In 1982-83, The Daily Eastern News regularly published 16- and 24-page papers, an 8-page entertainment supplement every Friday called “The Verge” (short for “On the Verge of the Weekend”), and numerous special sections like dining guide and car care guides. It was home to two local comic strips, drawn by Eastern students. In that year, it was not uncommon to have two pages per issue dedicated to opinion and op-ed pieces like guest columns and letters to the editor.
This was all pre-Internet, of course, and the News was the central place to go for information on what was happening on campus and in Charleston.
Looking through the 1982-83 editions brings all of that year flooding back. That was the year I was the News’ editor in chief, just one person in a dedicated group of people who were full-time students but also basically full-time journalists, working six nights and five days a week to put out a daily print paper. That dedication is something that hasn’t changed in the 100-plus years that the News has been covering the campus. Generations of students have summoned that dedication to make sure that life and work at Eastern is chronicled, writing “the first draft” of Eastern’s history every day.

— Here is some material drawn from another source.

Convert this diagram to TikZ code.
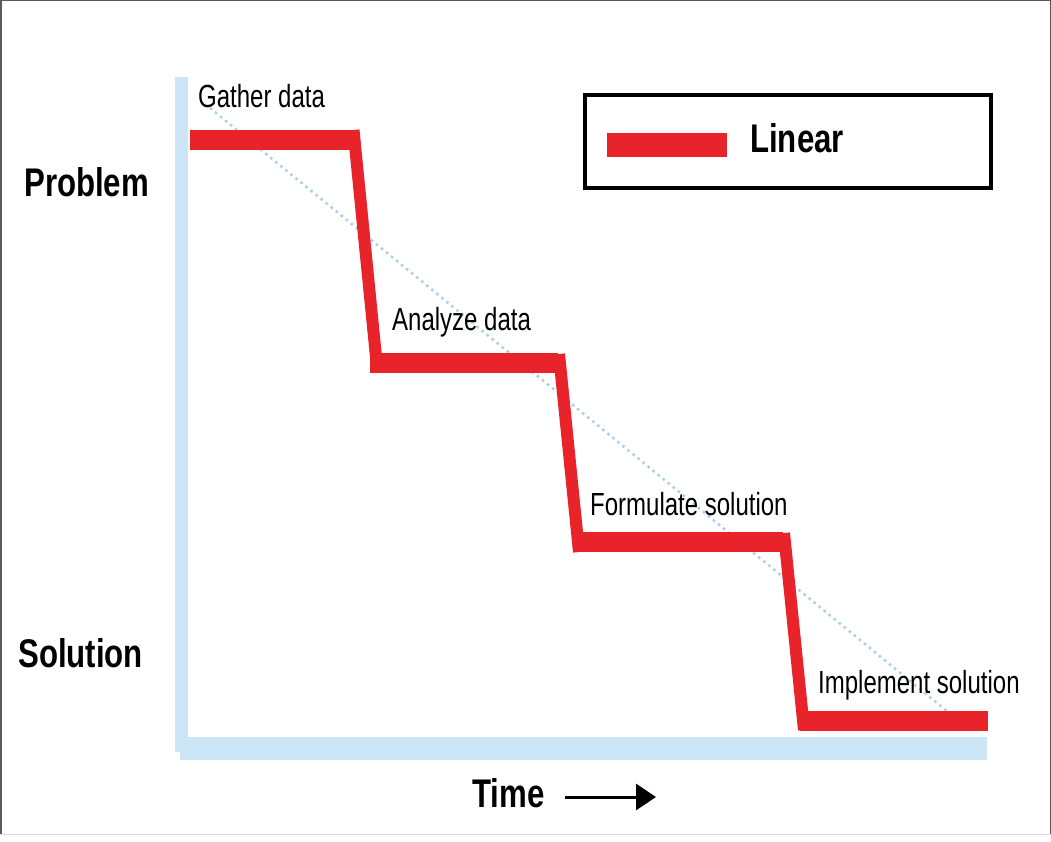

All that dedication paid off with the News’ winning of a national Pacemaker Award for the 1982-83 school year, one of six chosen from a field of more than 600 student newspapers by the Associated Collegiate Press. That award was a direct reflection of the hard work of those student journalists.
And that’s what I’m thinking of now at this time when the News is de-emphasizing print in favor of its online presence. Not the stories. Not the comic strips. Flipping through those old papers, what stands out to me are the people whose names make the bylines. We were forged as journalists in the crucible of The Daily Eastern News’ newsroom, grew together to adulthood, launched our careers together, and have watched and cheered as we have all grown and adapted to changing times. The student journalists who put out the News today will find that holds true, whether they are printing or posting. In writing Eastern’s first draft of history, in holding those in power to account, in covering the heart and soul of this campus, they are but the latest links in a chain that goes back to 1915 when four students decided the school needed a paper to cover the football team. And they will not be the last.
Lola Burnham, class of 1983, is a retired journalist and retired Eastern journalism professor.